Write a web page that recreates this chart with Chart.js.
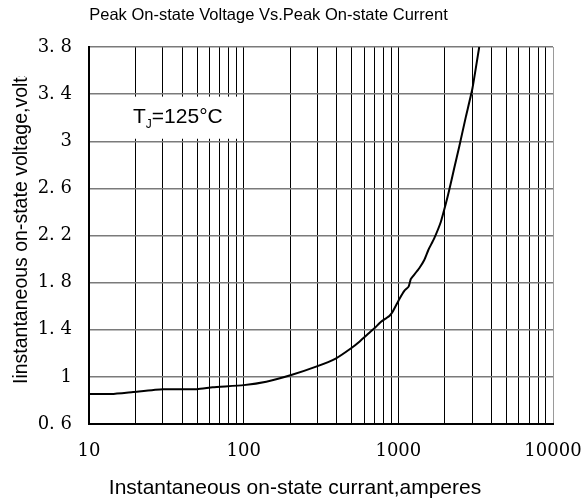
<!DOCTYPE html>
<html><head><meta charset="utf-8">
<script src="https://cdn.jsdelivr.net/npm/chart.js@4"></script>
<style>html,body{margin:0;padding:0;background:#fff}#wrap{width:583px;height:504px}</style>
</head><body><div id="wrap"><canvas id="c" width="583" height="504"></canvas></div>
<script>
const chartTitle = 'Peak On-state Voltage Vs.Peak On-state Current';
const xAxisTitle = 'Instantaneous on-state currant,amperes';
const yAxisTitle = 'Iinstantaneous on-state voltage,volts';
const noteMain = 'T';
const noteSub = 'J';
const noteRest = '=125°C';

const current = [10, 14, 19.3, 30, 50, 63, 100, 140, 203, 294, 396, 495, 560, 650, 700, 773, 833, 875, 919, 1014, 1093, 1165, 1203, 1236, 1365, 1471, 1563, 1706, 1884, 2031, 2133, 2297, 2475, 2734, 3015, 3334];
const voltage = [0.855, 0.855, 0.872, 0.895, 0.895, 0.911, 0.93, 0.959, 1.016, 1.087, 1.158, 1.243, 1.299, 1.375, 1.412, 1.468, 1.497, 1.517, 1.553, 1.659, 1.73, 1.766, 1.83, 1.85, 1.922, 1.992, 2.077, 2.176, 2.317, 2.473, 2.586, 2.77, 2.954, 3.209, 3.45, 3.8];

const xGridValues = [10,20,30,40,50,60,70,80,90,100,200,300,400,500,600,700,800,900,1000,2000,3000,4000,5000,6000,7000,8000,9000,10000];
const xLabelValues = [10, 100, 1000, 10000];
const xLabelTexts = ['10', '100', '1000', '10000'];
const yTickValues = [0.6, 1, 1.4, 1.8, 2.2, 2.6, 3, 3.4, 3.8];
const yTickLabels = ['0. 6', '1', '1. 4', '1. 8', '2. 2', '2. 6', '3', '3. 4', '3. 8'];

const points = current.map((c, i) => ({x: c, y: voltage[i]}));

const decor = {
  id: 'decor',
  beforeDatasetsDraw(chart) {
    const ctx = chart.ctx, xs = chart.scales.x, ys = chart.scales.y;
    const top = ys.getPixelForValue(3.4) + 2.5, bot = ys.getPixelForValue(3.0) - 2.5;
    const left = chart.chartArea.left + 1.5, right = xs.getPixelForValue(100) - 2;
    ctx.save();
    ctx.fillStyle = '#fff';
    ctx.fillRect(left, top, right - left, bot - top);
    ctx.fillStyle = '#000';
    ctx.textBaseline = 'alphabetic';
    ctx.textAlign = 'left';
    let x = 133, y = 123;
    ctx.font = '21px "Liberation Sans", Arial, sans-serif';
    ctx.fillText(noteMain, x, y);
    x += ctx.measureText(noteMain).width;
    ctx.font = '12px "Liberation Sans", Arial, sans-serif';
    ctx.fillText(noteSub, x, y + 5);
    x += ctx.measureText(noteSub).width;
    ctx.font = '21px "Liberation Sans", Arial, sans-serif';
    ctx.fillText(noteRest, x, y);
    ctx.restore();
  },
  afterDraw(chart) {
    const ctx = chart.ctx;
    ctx.save();
    ctx.fillStyle = '#000';
    ctx.textAlign = 'center';
    ctx.textBaseline = 'alphabetic';
    ctx.font = '16.5px "Liberation Sans", Arial, sans-serif';
    ctx.fillText(chartTitle, 268.5, 19.5);
    ctx.font = '21px "Liberation Sans", Arial, sans-serif';
    ctx.fillText(xAxisTitle, 295, 494);
    ctx.save();
    ctx.beginPath();
    ctx.rect(0, 76, 60, 430);
    ctx.clip();
    ctx.translate(27, 384);
    ctx.rotate(-Math.PI / 2);
    ctx.textAlign = 'left';
    ctx.font = '19.5px "Liberation Sans", Arial, sans-serif';
    ctx.fillText(yAxisTitle, 0, 0);
    ctx.restore();
    ctx.restore();
  }
};

new Chart(document.getElementById('c'), {
  type: 'line',
  data: {
    datasets: [{
      data: points,
      borderColor: '#000',
      borderWidth: 2,
      pointRadius: 0,
      tension: 0.15,
      fill: false
    }]
  },
  options: {
    responsive: false,
    animation: false,
    devicePixelRatio: 1,
    layout: {padding: {top: 47, right: 30, bottom: 0, left: 0}},
    plugins: {legend: {display: false}, title: {display: false}, tooltip: {enabled: false}},
    scales: {
      x: {
        type: 'logarithmic',
        min: 10, max: 10000,
        afterBuildTicks: s => { s.ticks = xGridValues.map(v => ({value: v})); },
        afterFit: s => { s.height = 80; },
        ticks: {
          autoSkip: false, maxRotation: 0, padding: 0, color: '#000',
          font: {family: '"DejaVu Serif", serif', size: 18},
          callback: v => { const i = xLabelValues.indexOf(v); return i >= 0 ? xLabelTexts[i] : ''; }
        },
        grid: {
          drawTicks: true, tickLength: 17, tickColor: 'rgba(0,0,0,0)', lineWidth: 1,
          color: c => (c.tick && c.tick.value === 10000) ? '#9a9a9a' : '#000'
        },
        border: {color: '#000', width: 2}
      },
      y: {
        type: 'linear',
        min: 0.6, max: 3.8,
        afterBuildTicks: s => { s.ticks = yTickValues.map(v => ({value: v})); },
        afterFit: s => { s.width = 89; },
        ticks: {
          padding: 17, color: '#000',
          font: {family: '"DejaVu Serif", serif', size: 18},
          callback: (v, i) => yTickLabels[i]
        },
        grid: {drawTicks: false, lineWidth: 1.5, color: '#7a7a7a'},
        border: {color: '#000', width: 2}
      }
    }
  },
  plugins: [decor]
});
</script>
</body></html>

» **TASK DETAILS**:
All of the material above should be reproduced exactly, except the pictures.

» **THE COMPLETED TASK**:
Write a web page that recreates this chart with Chart.js.
<!DOCTYPE html>
<html><head><meta charset="utf-8">
<script src="https://cdn.jsdelivr.net/npm/chart.js@4"></script>
<style>html,body{margin:0;padding:0;background:#fff}#wrap{width:583px;height:504px}</style>
</head><body><div id="wrap"><canvas id="c" width="583" height="504"></canvas></div>
<script>
const chartTitle = 'Peak On-state Voltage Vs.Peak On-state Current';
const xAxisTitle = 'Instantaneous on-state currant,amperes';
const yAxisTitle = 'Iinstantaneous on-state voltage,volts';
const noteMain = 'T';
const noteSub = 'J';
const noteRest = '=125°C';

const current = [10, 14, 19.3, 30, 50, 63, 100, 140, 203, 294, 396, 495, 560, 650, 700, 773, 833, 875, 919, 1014, 1093, 1165, 1203, 1236, 1365, 1471, 1563, 1706, 1884, 2031, 2133, 2297, 2475, 2734, 3015, 3334];
const voltage = [0.855, 0.855, 0.872, 0.895, 0.895, 0.911, 0.93, 0.959, 1.016, 1.087, 1.158, 1.243, 1.299, 1.375, 1.412, 1.468, 1.497, 1.517, 1.553, 1.659, 1.73, 1.766, 1.83, 1.85, 1.922, 1.992, 2.077, 2.176, 2.317, 2.473, 2.586, 2.77, 2.954, 3.209, 3.45, 3.8];

const xGridValues = [10,20,30,40,50,60,70,80,90,100,200,300,400,500,600,700,800,900,1000,2000,3000,4000,5000,6000,7000,8000,9000,10000];
const xLabelValues = [10, 100, 1000, 10000];
const xLabelTexts = ['10', '100', '1000', '10000'];
const yTickValues = [0.6, 1, 1.4, 1.8, 2.2, 2.6, 3, 3.4, 3.8];
const yTickLabels = ['0. 6', '1', '1. 4', '1. 8', '2. 2', '2. 6', '3', '3. 4', '3. 8'];

const points = current.map((c, i) => ({x: c, y: voltage[i]}));

const decor = {
  id: 'decor',
  beforeDatasetsDraw(chart) {
    const ctx = chart.ctx, xs = chart.scales.x, ys = chart.scales.y;
    const top = ys.getPixelForValue(3.4) + 2.5, bot = ys.getPixelForValue(3.0) - 2.5;
    const left = chart.chartArea.left + 1.5, right = xs.getPixelForValue(100) - 2;
    ctx.save();
    ctx.fillStyle = '#fff';
    ctx.fillRect(left, top, right - left, bot - top);
    ctx.fillStyle = '#000';
    ctx.textBaseline = 'alphabetic';
    ctx.textAlign = 'left';
    let x = 133, y = 123;
    ctx.font = '21px "Liberation Sans", Arial, sans-serif';
    ctx.fillText(noteMain, x, y);
    x += ctx.measureText(noteMain).width;
    ctx.font = '12px "Liberation Sans", Arial, sans-serif';
    ctx.fillText(noteSub, x, y + 5);
    x += ctx.measureText(noteSub).width;
    ctx.font = '21px "Liberation Sans", Arial, sans-serif';
    ctx.fillText(noteRest, x, y);
    ctx.restore();
  },
  afterDraw(chart) {
    const ctx = chart.ctx;
    ctx.save();
    ctx.fillStyle = '#000';
    ctx.textAlign = 'center';
    ctx.textBaseline = 'alphabetic';
    ctx.font = '16.5px "Liberation Sans", Arial, sans-serif';
    ctx.fillText(chartTitle, 268.5, 19.5);
    ctx.font = '21px "Liberation Sans", Arial, sans-serif';
    ctx.fillText(xAxisTitle, 295, 494);
    ctx.save();
    ctx.beginPath();
    ctx.rect(0, 76, 60, 430);
    ctx.clip();
    ctx.translate(27, 384);
    ctx.rotate(-Math.PI / 2);
    ctx.textAlign = 'left';
    ctx.font = '19.5px "Liberation Sans", Arial, sans-serif';
    ctx.fillText(yAxisTitle, 0, 0);
    ctx.restore();
    ctx.restore();
  }
};

new Chart(document.getElementById('c'), {
  type: 'line',
  data: {
    datasets: [{
      data: points,
      borderColor: '#000',
      borderWidth: 2,
      pointRadius: 0,
      tension: 0.15,
      fill: false
    }]
  },
  options: {
    responsive: false,
    animation: false,
    devicePixelRatio: 1,
    layout: {padding: {top: 47, right: 30, bottom: 0, left: 0}},
    plugins: {legend: {display: false}, title: {display: false}, tooltip: {enabled: false}},
    scales: {
      x: {
        type: 'logarithmic',
        min: 10, max: 10000,
        afterBuildTicks: s => { s.ticks = xGridValues.map(v => ({value: v})); },
        afterFit: s => { s.height = 80; },
        ticks: {
          autoSkip: false, maxRotation: 0, padding: 0, color: '#000',
          font: {family: '"DejaVu Serif", serif', size: 18},
          callback: v => { const i = xLabelValues.indexOf(v); return i >= 0 ? xLabelTexts[i] : ''; }
        },
        grid: {
          drawTicks: true, tickLength: 17, tickColor: 'rgba(0,0,0,0)', lineWidth: 1,
          color: c => (c.tick && c.tick.value === 10000) ? '#9a9a9a' : '#000'
        },
        border: {color: '#000', width: 2}
      },
      y: {
        type: 'linear',
        min: 0.6, max: 3.8,
        afterBuildTicks: s => { s.ticks = yTickValues.map(v => ({value: v})); },
        afterFit: s => { s.width = 89; },
        ticks: {
          padding: 17, color: '#000',
          font: {family: '"DejaVu Serif", serif', size: 18},
          callback: (v, i) => yTickLabels[i]
        },
        grid: {drawTicks: false, lineWidth: 1.5, color: '#7a7a7a'},
        border: {color: '#000', width: 2}
      }
    }
  },
  plugins: [decor]
});
</script>
</body></html>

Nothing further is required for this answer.